Information given
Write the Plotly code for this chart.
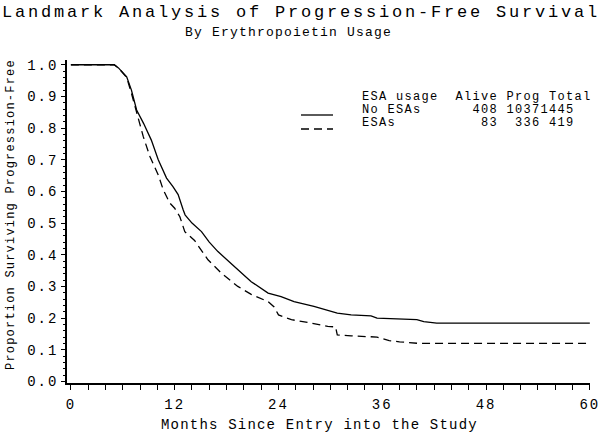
import plotly.graph_objects as go

# progression-free survival curves (months, proportion)
months_no_esa = [0, 5.0, 5.5, 6.45, 7.0, 7.6, 8.4, 9.3, 10.1, 11.06, 11.8, 12.4, 12.98, 13.2, 14.0,
                 15.1, 16.0, 17.0, 18.9, 20.85, 22.8, 24.3, 25.8, 28.1, 30.8, 32.4, 34.7, 35.4,
                 40.0, 40.8, 42.3, 60]
surv_no_esa = [1.0, 1.0, 0.99, 0.962, 0.92, 0.857, 0.815, 0.762, 0.70, 0.642, 0.615, 0.59, 0.542,
               0.526, 0.50, 0.473, 0.44, 0.41, 0.363, 0.315, 0.279, 0.268, 0.252, 0.237, 0.216,
               0.21, 0.207, 0.20, 0.195, 0.189, 0.184, 0.184]

months_esa = [0, 5.0, 5.5, 6.45, 7.0, 7.8, 8.37, 9.14, 10.1, 10.68, 11.44, 12.0, 12.6, 13.17, 14.3,
              15.85, 17.4, 19.3, 20.85, 22.8, 23.5, 24.0, 25.5, 27.8, 29.7, 30.6, 30.8, 32.4,
              35.4, 36.8, 38.0, 40.3, 60]
surv_esa = [1.0, 1.0, 0.99, 0.96, 0.91, 0.831, 0.773, 0.71, 0.652, 0.605, 0.563, 0.547, 0.52,
            0.473, 0.445, 0.384, 0.342, 0.30, 0.275, 0.252, 0.235, 0.21, 0.195, 0.184, 0.174,
            0.172, 0.147, 0.144, 0.14, 0.129, 0.125, 0.12, 0.12]

# legend table
groups = ['No ESAs', 'ESAs']
alive = [408, 83]
prog = [1037, 336]
total = [1445, 419]

x_ticks = [0, 12, 24, 36, 48, 60]
y_ticks = [0.0, 0.1, 0.2, 0.3, 0.4, 0.5, 0.6, 0.7, 0.8, 0.9, 1.0]

FONT = 'Liberation Mono'
W, H = 600, 441
L, R, T, B = 67, 10, 60, 58


def spaced(s, px):
    s = s.replace(' ', '\u00a0')
    return f'<span style="letter-spacing:{px}px">{s}</span>'


def px_x(p):
    return (p - L) / (W - L - R)


def px_y(p):
    return (H - B - p) / (H - T - B)


fig = go.Figure()
fig.add_trace(go.Scatter(x=months_no_esa, y=surv_no_esa, mode='lines',
                         line=dict(color='black', width=1.3), showlegend=False))
fig.add_trace(go.Scatter(x=months_esa, y=surv_esa, mode='lines',
                         line=dict(color='black', width=1.3, dash='8px,5px'), showlegend=False))

fig.update_layout(
    width=W, height=H,
    margin=dict(l=L, r=R, t=T, b=B, autoexpand=False),
    paper_bgcolor='white', plot_bgcolor='white',
    font=dict(family=FONT, color='black', size=14),
)
fig.update_xaxes(range=[-0.45, 60.02], showgrid=False, zeroline=False, automargin=False,
                 showline=True, linecolor='black', linewidth=1.5,
                 tickmode='array', tickvals=x_ticks, ticktext=[spaced(str(v), 2) for v in x_ticks],
                 ticks='outside', ticklen=5, tickwidth=1.2, tickcolor='black',
                 ticklabelstandoff=2, ticklabeloverflow='allow',
                 minor=dict(dtick=2, tick0=0, ticks='outside', ticklen=5, tickwidth=1, tickcolor='black'))
fig.update_yaxes(range=[-0.005, 1.015], showgrid=False, zeroline=False, automargin=False,
                 showline=True, linecolor='black', linewidth=1.5,
                 tickmode='array', tickvals=y_ticks, ticktext=[spaced(f'{v:.1f}', 2) for v in y_ticks],
                 ticks='outside', ticklen=4, tickwidth=1.2, tickcolor='black',
                 minor=dict(dtick=0.02, tick0=0, ticks='outside', ticklen=2, tickwidth=1, tickcolor='black'))


def label(text, x, y, size, spacing, anchor='center', angle=0):
    fig.add_annotation(text=spaced(text, spacing), xref='paper', yref='paper',
                       x=px_x(x), y=px_y(y), xanchor=anchor, yanchor='middle',
                       showarrow=False, font=dict(size=size), textangle=angle)


label('Landmark Analysis of Progression-Free Survival', 301, 12, 17, 2.8)
label('By Erythropoietin Usage', 288, 33, 13, 1.2)
label('Months Since Entry into the Study', 319, 425, 14, 1.2)
label('Proportion Surviving Progression-Free', 11, 215, 12, 1.2, angle=-90)

# legend table
rows = [f"{'ESA usage':<11}{'Alive':>5}{'Prog':>5}{'Total':>6}"]
for g, a, p, t in zip(groups, alive, prog, total):
    rows.append(f"{g:<11}{a:>5}{p:>5}{t:>4}")
for i, row in enumerate(rows):
    label(row, 360, 97 + 13 * i, 12, 1.3, anchor='left')
for i, d in enumerate(['solid', '8px,5px']):
    fig.add_shape(type='line', xref='paper', yref='paper',
                  x0=px_x(301), x1=px_x(333), y0=px_y(115 + 14 * i), y1=px_y(115 + 14 * i),
                  line=dict(color='black', width=1.3, dash=d))

fig.write_html('out.html', config={'displayModeBar': False},
               post_script="document.body.style.margin='0';")
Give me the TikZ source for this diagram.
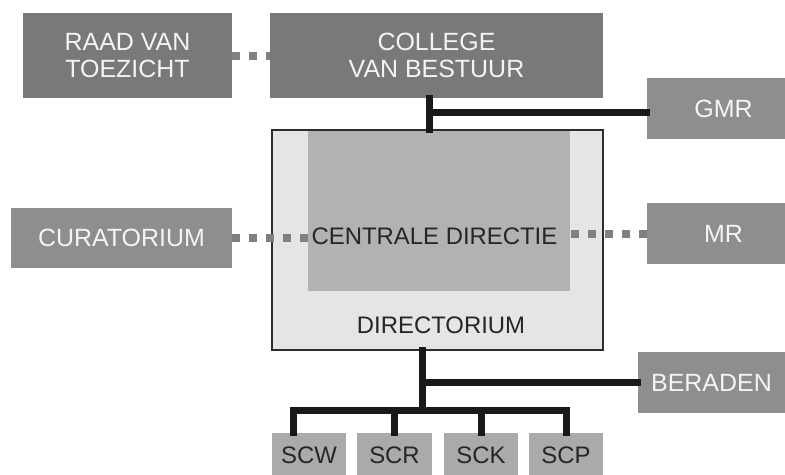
\documentclass[tikz,border=0pt]{standalone}
\usepackage{fontspec}
\setmainfont{Liberation Sans}
\definecolor{darkgrey}{RGB}{121,121,121}
\definecolor{midgrey}{RGB}{142,142,142}
\definecolor{palegrey}{RGB}{229,229,229}
\definecolor{innergrey}{RGB}{178,178,178}
\definecolor{subgrey}{RGB}{170,170,170}
\definecolor{dotgrey}{RGB}{128,128,128}
\definecolor{framegrey}{RGB}{45,45,45}
\definecolor{offwhite}{RGB}{244,244,244}
\usetikzlibrary{calc}

\begin{document}
\begin{tikzpicture}[
  x=0.02cm, y=-0.02cm,
  topbox/.style={
    fill=darkgrey, text=offwhite, inner sep=0pt,
    minimum height=1.7cm, align=center,
    font=\fontsize{14.2}{15.5}\selectfont
  },
  sidebox/.style={
    fill=midgrey, text=offwhite, inner sep=0pt,
    minimum height=1.22cm,
    font=\fontsize{14.2}{15.5}\selectfont
  },
  subbox/.style={
    fill=subgrey, text=black!85, inner sep=0pt,
    minimum width=1.49cm, minimum height=0.88cm,
    font=\fontsize{13.6}{15}\selectfont
  },
  darktext/.style={text=black!85, inner sep=0pt, font=\fontsize{13.6}{15}\selectfont},
  trunk/.style={line width=0.14cm, draw=black!90, line cap=rect, line join=miter},
  dotline/.style={line width=0.16cm, draw=dotgrey, dash pattern=on 0.16cm off 0.18cm}
]
\useasboundingbox (0,0) rectangle (785,474);
\clip (0,0) rectangle (785,474);

% top row
\node[topbox, minimum width=4.18cm] (raad) at (127.5,55.5) {RAAD VAN\\TOEZICHT};
\node[topbox, minimum width=6.66cm] (college) at (436.5,55.5) {COLLEGE\\VAN BESTUUR};

% right and left side
\node[sidebox, minimum width=3.06cm] (gmr) at (723.5,108.5) {GMR};
\node[sidebox, minimum width=3.06cm] (mr) at (723.5,233.5) {MR};
\node[sidebox, minimum width=4.42cm, minimum height=1.2cm] (curatorium) at (121.5,238) {CURATORIUM};
\node[sidebox, minimum width=2.94cm] (beraden) at (711.5,382.5) {BERADEN};

% directorium with centrale directie inside
\node[draw=framegrey, line width=0.8pt, fill=palegrey, minimum width=6.62cm, minimum height=4.4cm] (directorium) at (437.5,240) {};
\node[fill=innergrey, minimum width=5.24cm, minimum height=3.2cm, inner sep=0pt] (centrale) at (439,211) {};
\node[darktext] (centraletxt) at (434.5,236) {CENTRALE DIRECTIE};
\node[darktext] (directoriumtxt) at (441,325) {DIRECTORIUM};

% sections
\node[subbox] (scw) at (309,455) {SCW};
\node[subbox] (scr) at (394.5,455) {SCR};
\node[subbox] (sck) at (481,455) {SCK};
\node[subbox] (scp) at (566,455) {SCP};

% dotted links
\draw[dotline] (raad.east) -- (college.west);
\draw[dotline] (curatorium.east) -- (curatorium.east -| centrale.west);
\draw[dotline] (mr.west) -- (mr.west -| centrale.east);

% solid lines
\coordinate (topjoint) at (429,112);
\coordinate (midjoint) at (422,382);
\coordinate (busjoint) at (422,410);
\coordinate (busleft) at (293,410);
\draw[trunk] (topjoint |- college.south) -- (topjoint |- directorium.north);
\draw[trunk] (topjoint) -- (topjoint -| gmr.west);
\draw[trunk] (midjoint |- directorium.south) -- (busjoint);
\draw[trunk] (midjoint) -- (midjoint -| beraden.west);
\draw[trunk] (busleft |- scw.north) -- (busleft) -| (scp.north);
\draw[trunk] (scr.north) -- (scr.north |- busleft);
\draw[trunk] (sck.north) -- (sck.north |- busleft);
\end{tikzpicture}
\end{document}
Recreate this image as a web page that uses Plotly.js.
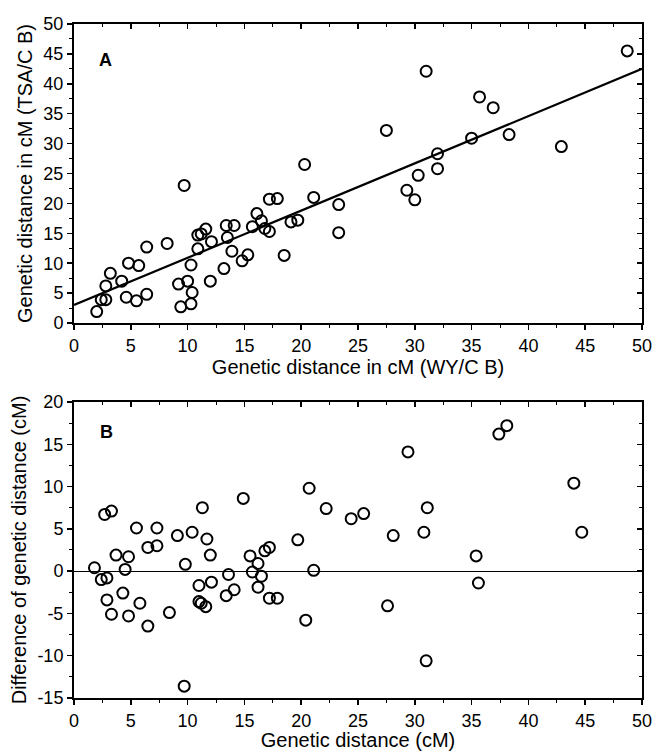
<!DOCTYPE html>
<html>
<head>
<meta charset="utf-8">
<script src="https://cdn.plot.ly/plotly-3.0.1.min.js"></script>
<style>html,body{margin:0;padding:0;background:#fff;}#chart{width:656px;height:751px;}</style>
</head>
<body>
<div id="chart"></div>
<script>
// Panel A: genetic distance WY/C B (x) vs TSA/C B (y), cM
const aX = [2.0, 2.4, 2.8, 2.8, 3.2, 4.2, 4.6, 4.8, 5.5, 5.7, 6.4, 6.4, 8.2, 9.7, 9.2, 9.4, 10.0, 10.3, 10.4, 10.3,
            10.9, 10.9, 11.2, 11.6, 12.1, 12.0, 13.2, 13.4, 13.5, 13.9, 14.1, 14.8, 15.3, 15.7, 16.1, 16.5, 16.8, 17.2, 17.2, 17.9,
            18.5, 19.1, 19.7, 20.3, 21.1, 23.3, 23.3, 27.5, 31.0, 29.3, 30.0, 30.3, 32.0, 32.0, 35.0, 35.7, 36.9, 38.3, 42.9, 48.7];
const aY = [1.9, 3.9, 3.9, 6.2, 8.3, 7.0, 4.3, 10.0, 3.7, 9.6, 4.8, 12.7, 13.3, 23.0, 6.5, 2.7, 7.0, 9.7, 5.1, 3.2,
            12.4, 14.7, 14.9, 15.7, 13.6, 7.0, 9.1, 16.3, 14.3, 12.0, 16.3, 10.4, 11.4, 16.1, 18.3, 17.1, 15.8, 15.3, 20.7, 20.8,
            11.3, 16.9, 17.2, 26.5, 21.0, 19.8, 15.1, 32.2, 42.1, 22.2, 20.6, 24.7, 28.3, 25.8, 30.9, 37.8, 36.0, 31.5, 29.5, 45.5];
// Regression line end points
const fitX = [0, 50];
const fitY = [3.0, 42.5];

// Panel B: genetic distance (x) vs difference of genetic distance (y), cM
const bX = [1.8, 2.4, 2.9, 2.7, 3.3, 2.9, 3.3, 3.7, 4.3, 4.5, 4.8, 4.8, 5.5, 5.8, 6.5, 6.5, 7.3, 7.3, 8.4, 9.1,
            9.8, 9.7, 10.4, 11.0, 11.0, 11.2, 11.6, 11.3, 11.7, 12.0, 12.1, 13.4, 13.6, 14.1, 14.9, 15.5, 15.7, 16.2, 16.2, 16.5,
            16.8, 17.2, 17.2, 17.9, 19.7, 20.4, 20.7, 21.1, 22.2, 24.4, 25.5, 27.6, 28.1, 29.4, 30.8, 31.1, 31.0, 35.4, 35.6, 37.4,
            38.1, 44.0, 44.7];
const bY = [0.4, -1.0, -0.8, 6.7, 7.1, -3.4, -5.1, 1.9, -2.6, 0.2, 1.7, -5.3, 5.1, -3.8, -6.5, 2.8, 5.1, 3.0, -4.9, 4.2,
            0.8, -13.6, 4.6, -1.7, -3.6, -3.8, -4.2, 7.5, 3.8, 1.9, -1.3, -2.9, -0.4, -2.2, 8.6, 1.8, -0.1, 0.9, -1.9, -0.6,
            2.4, 2.8, -3.2, -3.2, 3.7, -5.8, 9.8, 0.1, 7.4, 6.2, 6.8, -4.1, 4.2, 14.1, 4.6, 7.5, -10.6, 1.8, -1.4, 16.2,
            17.2, 10.4, 4.6];

const xTicks = [0, 5, 10, 15, 20, 25, 30, 35, 40, 45, 50];
const aYTicks = [0, 5, 10, 15, 20, 25, 30, 35, 40, 45, 50];
const bYTicks = [-15, -10, -5, 0, 5, 10, 15, 20];

const FONT = 'Liberation Sans, Arial, Helvetica, sans-serif';
const marker = {symbol: 'circle-open', size: 11, color: '#000', line: {width: 2, color: '#000'}};

const traces = [
  {x: aX, y: aY, type: 'scatter', mode: 'markers', marker: marker, xaxis: 'x', yaxis: 'y', hoverinfo: 'x+y'},
  {x: fitX, y: fitY, type: 'scatter', mode: 'lines', line: {color: '#000', width: 2.2}, xaxis: 'x', yaxis: 'y'},
  {x: bX, y: bY, type: 'scatter', mode: 'markers', marker: marker, xaxis: 'x2', yaxis: 'y2'},
  // empty traces binding the mirrored (top/right) axes
  {x: [], y: [], type: 'scatter', mode: 'markers', xaxis: 'x3', yaxis: 'y3', hoverinfo: 'skip'},
  {x: [], y: [], type: 'scatter', mode: 'markers', xaxis: 'x4', yaxis: 'y4', hoverinfo: 'skip'}
];

const tickFont = {family: FONT, size: 18, color: '#000'};
const titleFont = {family: FONT, size: 20, color: '#000'};

function mainX(title, anchor) {
  return {
    range: [0, 50], tickvals: xTicks, ticktext: xTicks.map(String),
    ticks: 'outside', ticklen: 5, tickwidth: 1.5, tickcolor: '#000',
    minor: {dtick: 2.5, ticks: 'outside', ticklen: 3, tickwidth: 1, tickcolor: '#000', showgrid: false},
    showline: true, linecolor: '#000', linewidth: 2, showgrid: false, zeroline: false,
    tickfont: tickFont, anchor: anchor,
    title: {text: title, font: titleFont, standoff: 1}
  };
}
function mainY(title, range, tv, anchor, domain) {
  return {
    range: range, tickvals: tv, ticktext: tv.map(String), domain: domain,
    ticks: 'outside', ticklen: 5, tickwidth: 1.5, tickcolor: '#000',
    minor: {dtick: 2.5, ticks: 'outside', ticklen: 3, tickwidth: 1, tickcolor: '#000', showgrid: false},
    showline: true, linecolor: '#000', linewidth: 2, showgrid: false,
    tickfont: tickFont, anchor: anchor,
    title: {text: title, font: titleFont, standoff: 5}
  };
}
function mirX(over, anchor) {
  return {
    overlaying: over, side: 'top', anchor: anchor, range: [0, 50], tickvals: xTicks,
    showticklabels: false, ticks: 'inside', ticklen: 5, tickwidth: 1.5, tickcolor: '#000',
    minor: {dtick: 2.5, ticks: 'inside', ticklen: 3, tickwidth: 1, tickcolor: '#000', showgrid: false},
    showline: true, linecolor: '#000', linewidth: 2, showgrid: false, zeroline: false
  };
}
function mirY(over, anchor, range, tv) {
  return {
    overlaying: over, side: 'right', anchor: anchor, range: range, tickvals: tv,
    showticklabels: false, ticks: 'inside', ticklen: 5, tickwidth: 1.5, tickcolor: '#000',
    minor: {dtick: 2.5, ticks: 'inside', ticklen: 3, tickwidth: 1, tickcolor: '#000', showgrid: false},
    showline: true, linecolor: '#000', linewidth: 2, showgrid: false, zeroline: false
  };
}

const domA = [0.5564, 1];
const domB = [0, 0.4392];

const yA = mainY('Genetic distance in cM (TSA/C B)', [0, 50], aYTicks, 'x', domA);
yA.zeroline = false;
const yB = mainY('Difference of genetic distance (cM)', [-15, 20], bYTicks, 'x2', domB);
yB.zeroline = true; yB.zerolinecolor = '#000'; yB.zerolinewidth = 1.2;

const layout = {
  width: 656, height: 751,
  margin: {l: 74, r: 14, t: 24, b: 53},
  paper_bgcolor: '#fff', plot_bgcolor: '#fff',
  showlegend: false,
  font: {family: FONT, color: '#000'},
  xaxis: mainX('Genetic distance in cM (WY/C B)', 'y'),
  yaxis: yA,
  xaxis2: mainX('Genetic distance (cM)', 'y2'),
  yaxis2: yB,
  xaxis3: mirX('x', 'y3'),
  yaxis3: mirY('y', 'x3', [0, 50], aYTicks),
  xaxis4: mirX('x2', 'y4'),
  yaxis4: mirY('y2', 'x4', [-15, 20], bYTicks),
  annotations: [
    {text: '<b>A</b>', x: 2.8, y: 44, xref: 'x', yref: 'y', showarrow: false, font: {family: FONT, size: 18, color: '#000'}},
    {text: '<b>B</b>', x: 2.9, y: 16.5, xref: 'x2', yref: 'y2', showarrow: false, font: {family: FONT, size: 18, color: '#000'}}
  ]
};

Plotly.newPlot('chart', traces, layout, {displayModeBar: false, staticPlot: true});
</script>
</body>
</html>
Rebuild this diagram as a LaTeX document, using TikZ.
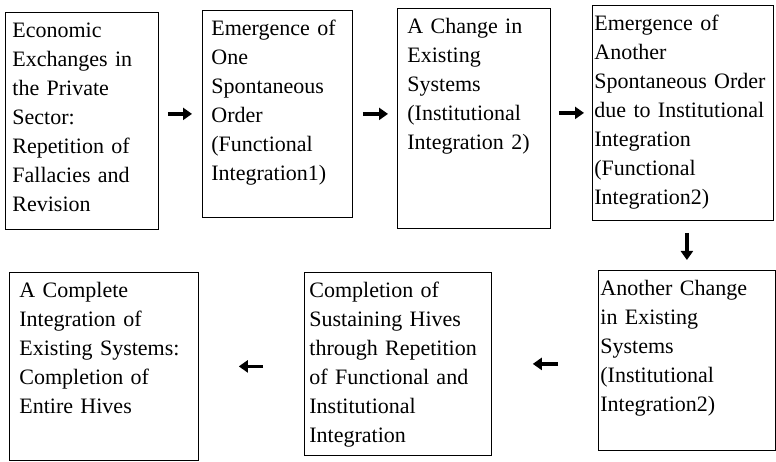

Task directions
Write out the lines from the one containing "Give me the TikZ source for this diagram." down to the one containing "minimum width=6.66cm] (college)", both included, exactly as they appear. Leave out any pictures.

Task output
Give me the TikZ source for this diagram.
\documentclass[tikz,border=0pt]{standalone}
\usepackage{fontspec}
\setmainfont{Liberation Sans}
\definecolor{darkgrey}{RGB}{121,121,121}
\definecolor{midgrey}{RGB}{142,142,142}
\definecolor{palegrey}{RGB}{229,229,229}
\definecolor{innergrey}{RGB}{178,178,178}
\definecolor{subgrey}{RGB}{170,170,170}
\definecolor{dotgrey}{RGB}{128,128,128}
\definecolor{framegrey}{RGB}{45,45,45}
\definecolor{offwhite}{RGB}{244,244,244}
\usetikzlibrary{calc}

\begin{document}
\begin{tikzpicture}[
  x=0.02cm, y=-0.02cm,
  topbox/.style={
    fill=darkgrey, text=offwhite, inner sep=0pt,
    minimum height=1.7cm, align=center,
    font=\fontsize{14.2}{15.5}\selectfont
  },
  sidebox/.style={
    fill=midgrey, text=offwhite, inner sep=0pt,
    minimum height=1.22cm,
    font=\fontsize{14.2}{15.5}\selectfont
  },
  subbox/.style={
    fill=subgrey, text=black!85, inner sep=0pt,
    minimum width=1.49cm, minimum height=0.88cm,
    font=\fontsize{13.6}{15}\selectfont
  },
  darktext/.style={text=black!85, inner sep=0pt, font=\fontsize{13.6}{15}\selectfont},
  trunk/.style={line width=0.14cm, draw=black!90, line cap=rect, line join=miter},
  dotline/.style={line width=0.16cm, draw=dotgrey, dash pattern=on 0.16cm off 0.18cm}
]
\useasboundingbox (0,0) rectangle (785,474);
\clip (0,0) rectangle (785,474);

% top row
\node[topbox, minimum width=4.18cm] (raad) at (127.5,55.5) {RAAD VAN\\TOEZICHT};
\node[topbox, minimum width=6.66cm] (college) at (436.5,55.5) {COLLEGE\\VAN BESTUUR};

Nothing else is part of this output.